Call For Rethink As Fallen Stock Tally Jumps

UK - The UK beef industry is losing at least £675,000 a week, or £35 million a year, through what the National Beef Association (NBA) claims is an over-zealous interpretation of the new EU legislation on welfare and transport, introduced in 2006.
calendar icon 24 April 2007
clock icon 2 minute read
Figures from the Department for Environment, Food and Rural Affairs reveal a 125 per cent increase in cattle moved through the Fallen Stock Scheme (FSS) in 2006, to 204,729 from only 91,079 the previous year.

Robert Forster, chief executive of the NBA, is calling for a "more proportionate" approach to the new legislation. He said: "The increase in the number of casualties from 91,000 to 204,000 is the equivalent of 2,000 cattle per week. Because this represents an enormous sum of money, there should be as much abhorrence of waste as there is of poor welfare.

"The NBA wants farmers, vets and government to examine just how necessary it was for all of the cows in that 125 per cent increase in last year's FSS throughput to take that route and whether some of the cattle could have entered the human food chain instead."

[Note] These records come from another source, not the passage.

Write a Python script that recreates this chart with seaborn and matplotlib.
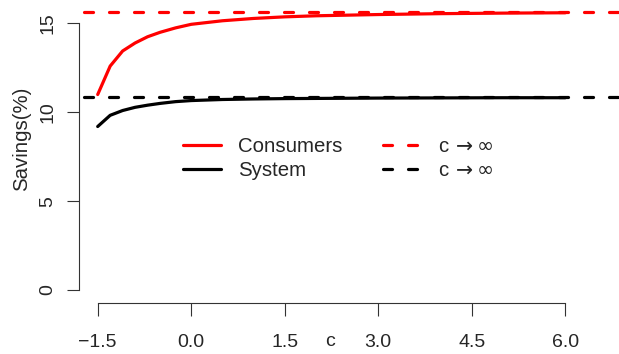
import pandas as pd
import matplotlib
matplotlib.use('Agg')
import matplotlib.pyplot as plt
from matplotlib.lines import Line2D
import seaborn as sns

# values
c_values = [-1.5, -1.3, -1.1, -0.9, -0.7, -0.5, -0.25, 0.0, 0.5, 1.0, 1.5, 2.0, 3.0, 4.0, 5.0, 6.0]
consumers = [11.0, 12.6, 13.45, 13.9, 14.25, 14.5, 14.75, 14.95, 15.15, 15.28, 15.37, 15.43, 15.5, 15.55, 15.58, 15.6]
system = [9.2, 9.83, 10.1, 10.28, 10.4, 10.5, 10.6, 10.66, 10.72, 10.75, 10.77, 10.78, 10.8, 10.81, 10.82, 10.82]
limit_consumers = 15.67
limit_system = 10.84
x_ticks = [-1.5, 0.0, 1.5, 3.0, 4.5, 6.0]
x_tick_labels = ['\u22121.5', '0.0', '1.5', '3.0', '4.5', '6.0']
y_ticks = [0, 5, 10, 15]

df = pd.DataFrame({
    'c': c_values * 2,
    'savings': consumers + system,
    'group': ['Consumers'] * len(c_values) + ['System'] * len(c_values),
})

sns.set_style('white')
plt.rcParams['font.family'] = ['Liberation Sans', 'DejaVu Sans']
plt.rcParams['mathtext.fontset'] = 'dejavusans'
plt.rcParams['lines.scale_dashes'] = False
fs_tick = 14
fs = 14.7
dash = (6.5, 11.5)

fig = plt.figure(figsize=(6.19, 3.54), dpi=100)
ax = fig.add_axes([79 / 619, 51 / 354, 505 / 619, 300.9 / 354])

sns.lineplot(data=df, x='c', y='savings', hue='group',
             palette={'Consumers': '#ff0000', 'System': 'black'},
             linewidth=2.3, legend=False, ax=ax, solid_capstyle='round')

# asymptotes, running past the plot region like the original
for val, col in [(limit_consumers, '#ff0000'), (limit_system, 'black')]:
    ax.axhline(val, xmin=0.01, xmax=1.08, color=col, linewidth=2.3,
               dashes=dash, dash_capstyle='round', clip_on=False)

ax.set_xlim(-1.8, 6.3)
ax.set_ylim(-0.73, 16.2)

# R-style axes
sns.despine(ax=ax)
ax.spines['left'].set_bounds(0, 15)
ax.spines['bottom'].set_bounds(-1.5, 6.0)
for s in ['left', 'bottom']:
    ax.spines[s].set_color('#333333')
    ax.spines[s].set_linewidth(0.8)
ax.set_xticks(x_ticks)
ax.set_xticklabels(x_tick_labels)
ax.set_yticks(y_ticks)
ax.set_yticklabels([str(v) for v in y_ticks], rotation=90, va='center')
ax.tick_params(axis='both', direction='out', length=9, width=0.8,
               color='#333333', labelsize=fs_tick, left=True, bottom=True)
ax.tick_params(axis='x', pad=13)
ax.tick_params(axis='y', pad=7.5)
ax.set_xlabel('')
ax.set_ylabel('')

fig.text(22 / 619, (354 - 139) / 354, 'Savings(%)', rotation=90,
         ha='center', va='center', fontsize=fs)
fig.text(330.5 / 619, 8 / 354, 'c', ha='center', va='baseline', fontsize=fs_tick)

handles = [
    Line2D([], [], color='#ff0000', linewidth=2.3),
    Line2D([], [], color='black', linewidth=2.3),
    Line2D([], [], color='#ff0000', linewidth=2.3, dashes=dash, dash_capstyle='round'),
    Line2D([], [], color='black', linewidth=2.3, dashes=dash, dash_capstyle='round'),
]
labels = ['Consumers', 'System', 'c$\\,\\rightarrow\\infty$', 'c$\\,\\rightarrow\\infty$']
fig.legend(handles, labels, ncol=2, frameon=False, fontsize=fs,
           loc='upper left', bbox_to_anchor=(183 / 619, (354 - 137) / 354),
           borderpad=0, borderaxespad=0, handlelength=1.85, handletextpad=0.85,
           columnspacing=2.0, labelspacing=0.25)

fig.savefig('out.png', dpi=100)
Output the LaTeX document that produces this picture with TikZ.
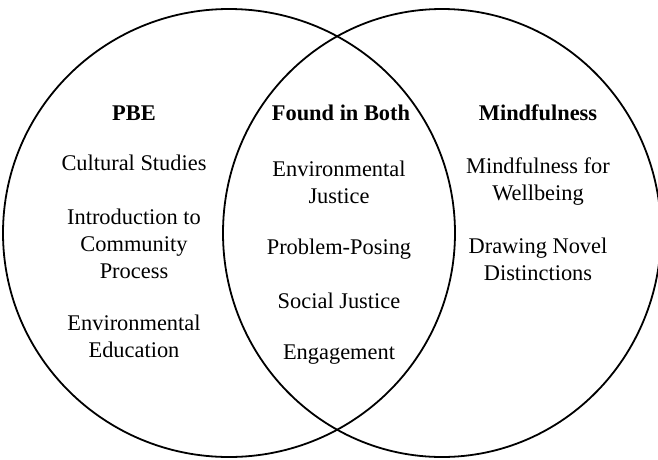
\documentclass[tikz,border=0pt]{standalone}
\usepackage{fontspec}
\setmainfont{Liberation Serif}
\begin{document}
\begin{tikzpicture}[x=1pt,y=-1pt,
  ring/.style={draw=black,line width=1.8pt},
  item/.style={font=\fontsize{22.4}{27}\selectfont,align=center,inner sep=0pt},
  head/.style={item,font=\fontsize{22.4}{27}\selectfont\bfseries}]
\useasboundingbox (0,0) rectangle (658,459);
% the two overlapping sets
\draw[ring] (229,233) ellipse [x radius=226, y radius=224];
\draw[ring] (442,233) ellipse [x radius=219, y radius=224];
% left set
\node[head] (pbe) at (134,113) {PBE};
\node[item] (cult) at (134,163) {Cultural Studies};
\node[item] (intro) at (134,244) {Introduction to\\Community\\Process};
\node[item] (enved) at (134,336) {Environmental\\Education};
% overlap
\node[head] (both) at (341,113) {Found in Both};
\node[item] (envjus) at (339,182) {Environmental\\Justice};
\node[item] (prob) at (339,249) {Problem-Posing};
\node[item] (soc) at (339,301) {Social Justice};
\node[item] (eng) at (339,355) {Engagement};
% right set
\node[head] (mind) at (538,113) {Mindfulness};
\node[item] (well) at (538,182) {Mindfulness for\\Wellbeing};
\node[item] (draw) at (538,259) {Drawing Novel\\Distinctions};
\end{tikzpicture}
\end{document}
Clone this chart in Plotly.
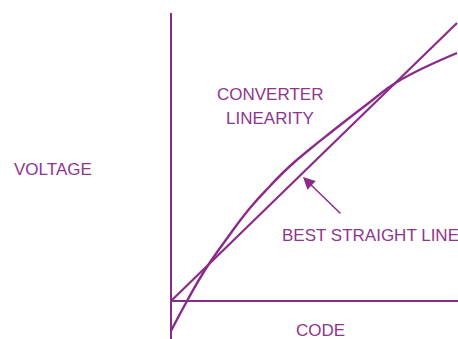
import plotly.graph_objects as go

# Converter output (curved) and best straight line
code_curve = [0, 16, 34, 57, 79, 99, 119, 139, 159, 199, 226, 286]
voltage_curve = [-30, 0, 31, 64, 93, 115, 135, 152, 168, 199, 219, 248]

code_line = [0, 286]
voltage_line = [0, 278]

purple = "#8a2b8a"
text_purple = "#8f358d"
font = dict(family="Liberation Sans, Arial", size=17, color=text_purple)

fig = go.Figure()

fig.add_trace(go.Scatter(x=code_curve, y=voltage_curve, mode="lines",
                         line=dict(color=purple, width=2.4, shape="spline", smoothing=1.3),
                         hoverinfo="skip"))
fig.add_trace(go.Scatter(x=code_line, y=voltage_line, mode="lines",
                         line=dict(color=purple, width=2.2),
                         hoverinfo="skip"))

# hand-drawn axes
fig.add_shape(type="line", x0=0, x1=0, y0=-40, y1=288, line=dict(color=purple, width=2))
fig.add_shape(type="line", x0=0, x1=290, y0=0, y1=0, line=dict(color=purple, width=2))

fig.add_annotation(x=-118, y=132, text="VOLTAGE", showarrow=False, font=font)
fig.add_annotation(x=99, y=207, text="CONVERTER", showarrow=False, font=font)
fig.add_annotation(x=99, y=183, text="LINEARITY", showarrow=False, font=font)
fig.add_annotation(x=109, y=66, text="BEST STRAIGHT LINE", showarrow=False,
                   xanchor="left", font=font)
fig.add_annotation(x=149, y=-29, text="CODE", showarrow=False, font=font)

# arrow pointing at the straight line
fig.add_annotation(x=132, y=124, ax=39, ay=38, text="", showarrow=True,
                   arrowhead=2, arrowsize=1.6, arrowwidth=1.5, arrowcolor=purple)

fig.update_layout(
    width=458, height=339,
    margin=dict(l=0, r=0, t=0, b=0),
    paper_bgcolor="white", plot_bgcolor="white",
    showlegend=False,
    xaxis=dict(range=[-171, 287], visible=False, fixedrange=True),
    yaxis=dict(range=[-38, 301], visible=False, fixedrange=True),
)

fig.write_html("out.html", config={"displayModeBar": False},
               post_script="document.body.style.margin='0';")
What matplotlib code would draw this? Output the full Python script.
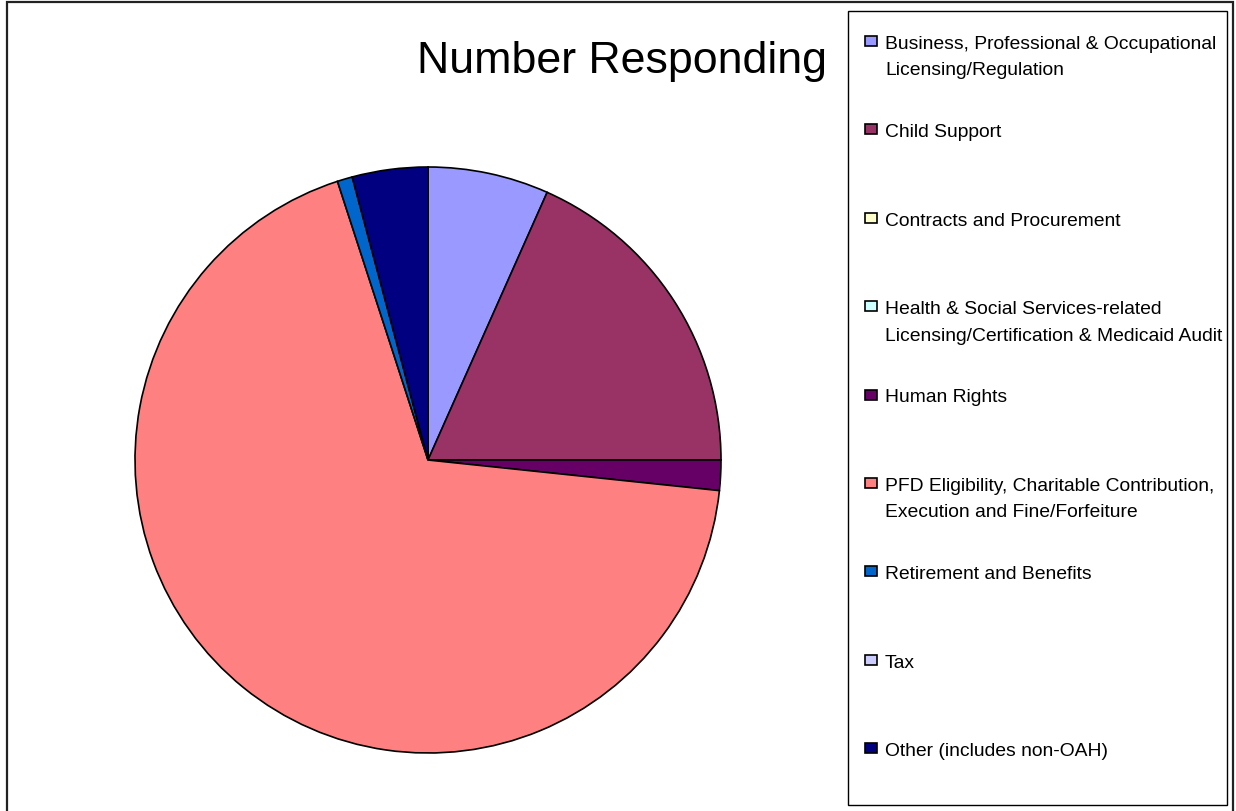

Forster concedes that the State Veterinary Service and the Meat Hygiene Service are right to insist that cows must be fit to travel to an abattoir, but he argues that, with planning, the number slaughtered as casualties could be reduced.

He said: "There should be more discussion between a farmer's vet and the official vet at an abattoir on the condition of an animal before it is loaded onto a lorry. Too many farm vets, and too many farmers, are assuming a cow will not be accepted at an abattoir and so are volunteering to put the animal through the FSS, at a considerable cost to the business, when a phone call could establish which direction a marginal case should be directed."